“The Texas Court’s decision striking down the entire Affordable Care Act will have a devastating impact on Maryland families,” said Attorney General Brian E. Frosh (D).
“Hundreds of thousands will lose health insurance coverage altogether, and millions more who have pre-existing conditions will be endangered as well.”
In a Facebook post, Sen. Chris Van Hollen (D-Md.) said, “If upheld, this [ruling] will threaten access to coverage and important protections for millions of people, potentially leaving them with astronomically high costs or no health care coverage at all. This lawsuit very well may end up before the Supreme Court, and we are on red alert.
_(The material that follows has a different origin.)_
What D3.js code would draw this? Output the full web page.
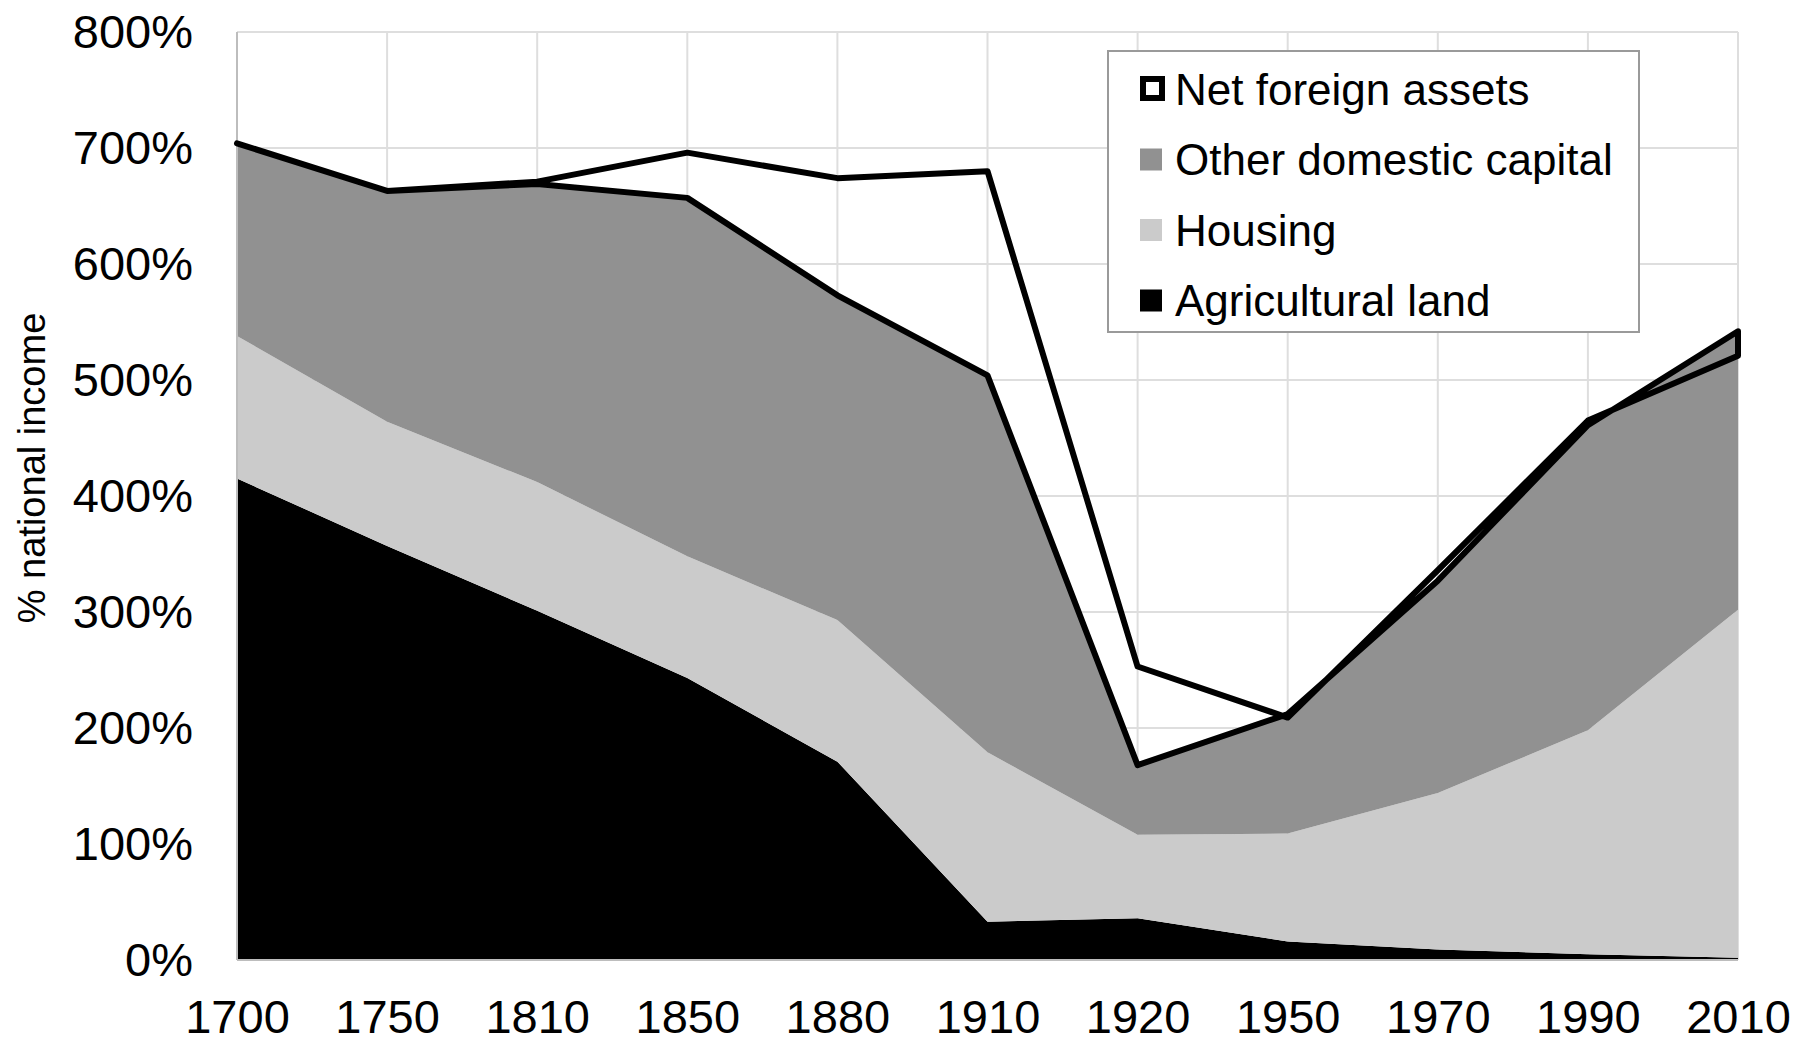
<!doctype html>
<html lang="en">
<head>
    <meta charset="UTF-8">
    <title>Capital in Britain 1700-2010</title>
    <script src="https://d3js.org/d3.v7.min.js"></script>
    <style>
      body { margin: 0; background: #fff; }
      text { font-family: "Liberation Sans", Arial, sans-serif; fill: #000; }
    </style>
</head>
<body>
    <svg width="1796" height="1045"></svg>

    <script>

      // Data (% of national income)
      const years = ["1700", "1750", "1810", "1850", "1880", "1910", "1920", "1950", "1970", "1990", "2010"];
      const agriculturalLand = [415, 357, 301, 243, 171, 33, 36, 16, 9, 5, 2];
      const housing = [123, 107, 111, 105, 122, 146, 72, 93, 135, 193, 300];
      const otherDomestic = [166, 199, 257, 309, 280, 325, 60, 103, 183, 263, 240];
      const netForeign = [0, 0, 2, 39, 101, 176, 85, -3, 9, 4, -21];
      const yTicks = [0, 100, 200, 300, 400, 500, 600, 700, 800];

      const seriesKeys = ["agri", "housing", "other", "nfa"];
      const rows = years.map((yr, i) => ({
        year: yr,
        agri: agriculturalLand[i],
        housing: housing[i],
        other: otherDomestic[i],
        nfa: netForeign[i]
      }));

      const svg = d3.select("svg");
      const plotLeft = 237, plotRight = 1738, plotTop = 32, plotBottom = 960;

      const x = d3.scalePoint().domain(years).range([plotLeft, plotRight]).padding(0);
      const y = d3.scaleLinear().domain([0, 800]).range([plotBottom, plotTop]);

      // Gridlines
      svg.append("g")
          .selectAll("line")
          .data(yTicks)
          .join("line")
          .attr("x1", plotLeft).attr("x2", plotRight)
          .attr("y1", d => y(d)).attr("y2", d => y(d))
          .attr("stroke", "#dedede").attr("stroke-width", 2);

      svg.append("g")
          .selectAll("line")
          .data(years)
          .join("line")
          .attr("x1", d => x(d)).attr("x2", d => x(d))
          .attr("y1", plotTop).attr("y2", plotBottom)
          .attr("stroke", "#dedede").attr("stroke-width", 2);

      // Stacked areas
      const stacked = d3.stack().keys(seriesKeys)(rows);
      const area = d3.area()
          .x(d => x(d.data.year))
          .y0(d => y(d[0]))
          .y1(d => y(d[1]));

      const fills = { agri: "#000000", housing: "#cbcbcb", other: "#919191" };

      svg.append("g")
          .selectAll("path")
          .data(stacked.filter(s => s.key !== "nfa"))
          .join("path")
          .attr("d", area)
          .attr("fill", s => fills[s.key]);

      // axis lines (left + bottom)
      svg.append("line")
          .attr("x1", plotLeft).attr("x2", plotLeft).attr("y1", plotTop).attr("y2", plotBottom)
          .attr("stroke", "#bdbdbd").attr("stroke-width", 2);
      svg.append("line")
          .attr("x1", plotLeft).attr("x2", plotRight).attr("y1", plotBottom).attr("y2", plotBottom)
          .attr("stroke", "#bdbdbd").attr("stroke-width", 2);

      // Net foreign assets: outline only
      svg.append("path")
          .datum(stacked.find(s => s.key === "nfa"))
          .attr("d", area)
          .attr("fill", "none")
          .attr("stroke", "#000")
          .attr("stroke-width", 6)
          .attr("stroke-linejoin", "round");

      // Y axis labels
      const yAxis = d3.axisLeft(y)
          .tickValues(yTicks)
          .tickFormat(d => d + "%")
          .tickSize(0)
          .tickPadding(44);
      svg.append("g")
          .attr("transform", "translate(" + plotLeft + ",0)")
          .call(yAxis)
          .call(g => g.select(".domain").remove())
          .selectAll("text")
          .attr("font-size", 47)
          .attr("font-family", "Liberation Sans, Arial, sans-serif");

      // X axis labels
      const xAxis = d3.axisBottom(x).tickSize(0).tickPadding(40);
      svg.append("g")
          .attr("transform", "translate(0," + plotBottom + ")")
          .call(xAxis)
          .call(g => g.select(".domain").remove())
          .selectAll("text")
          .attr("font-size", 47)
          .attr("font-family", "Liberation Sans, Arial, sans-serif");

      // Y axis title
      svg.append("text")
          .attr("transform", "translate(45,468) rotate(-90)")
          .attr("text-anchor", "middle")
          .attr("font-size", 38)
          .text("% national income");

      // Legend
      const legendItems = [
        { label: "Net foreign assets", fill: "#fff", stroke: "#000" },
        { label: "Other domestic capital", fill: "#919191" },
        { label: "Housing", fill: "#cbcbcb" },
        { label: "Agricultural land", fill: "#000" }
      ];

      const legend = svg.append("g");
      legend.append("rect")
          .attr("x", 1108).attr("y", 51)
          .attr("width", 531).attr("height", 281)
          .attr("fill", "#fff")
          .attr("stroke", "#9a9a9a").attr("stroke-width", 2);

      const item = legend.selectAll("g")
          .data(legendItems)
          .join("g")
          .attr("transform", (d, i) => "translate(1140," + (89 + i * 70.5) + ")");

      item.append("rect")
          .attr("x", d => d.stroke ? 3 : 0)
          .attr("y", d => d.stroke ? -10 : -11)
          .attr("width", d => d.stroke ? 19 : 22)
          .attr("height", d => d.stroke ? 19 : 22)
          .attr("fill", d => d.fill)
          .attr("stroke", d => d.stroke || "none")
          .attr("stroke-width", 6);

      item.append("text")
          .attr("x", 35)
          .attr("dy", "0.36em")
          .attr("font-size", 44)
          .text(d => d.label);

    </script>
</body>
</html>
We must fight back!”
Vincent DeMarco, head of the Maryland Citizens Health Initiative, called the ruling a “devastating blow.”
“We hope that a higher court will reverse it based on weak legal grounding and the grave harm overturning the ACA would cause to millions of Marylanders and Americans nationwide,” he said in a statement.
“Judge [Reed] O’Connor’s ruling contradicts two prior Supreme Court rulings upholding the constitutionality of the ACA and sides with the 17 attorneys general and two governors who filed the politically motivated lawsuit to gut the ACA after Congress failed to repeal it.”
DeMarco is working with members of the General Assembly on a measure designed to encourage Maryland residents to sign up for health insurance. It would reinstate at the state level the $700/month penalty on persons without coverage, a levy that Congress eliminated in its 2017 tax overhaul. But rather than have the state collect the fine, the bill would combine the $700 with federal tax credits to purchase coverage for willing individuals.
That legislation, which advocates called a health care “down-payment,” stalled in this year’s General Assembly session but may get a renewed push in 2019 now that the fate of the national law is in question. Massachusetts has had its own individual health care mandate since 2006, enacted under Republican Gov. Mitt Romney – it served as the model for the Affordable Care Act – and New Jersey, Vermont and the District of Columbia followed suit last year.
While Gov. Lawrence J. Hogan Jr. (R) has been noncommittal on the health care down-payment legislation in Maryland, through a spokeswoman he decried the court decision and said he expects it to be overturned.
“Under Governor Hogan’s leadership, Maryland has been nationally recognized for making healthcare more accessible and affordable, despite continued dysfunction in Washington,” Amelia Chasse, the governor’s communications director, said in a statement to Maryland Matters. “The governor opposes any actions that would cause Marylanders to lose healthcare coverage, and doesn’t expect this ruling to stand. Washington should follow Maryland’s lead and work in a bipartisan manner to find common sense healthcare solutions instead of continued partisan bickering that accomplishes nothing.”
Frosh sued the Trump administration in September for failing to defend the ACA. That suit, filed in the U.S. District Court for the District of Maryland, seeks declaratory judgment that Obamacare, which was upheld in two Supreme Court rulings, is constitutional.
“Our lawsuit to protect the ACA continues here in Maryland,” Frosh said. “We will continue our fight to defend its constitutionality and to protect the health and lives of our people who depend upon it.”
A hearing on that case is set for Wednesday in Baltimore.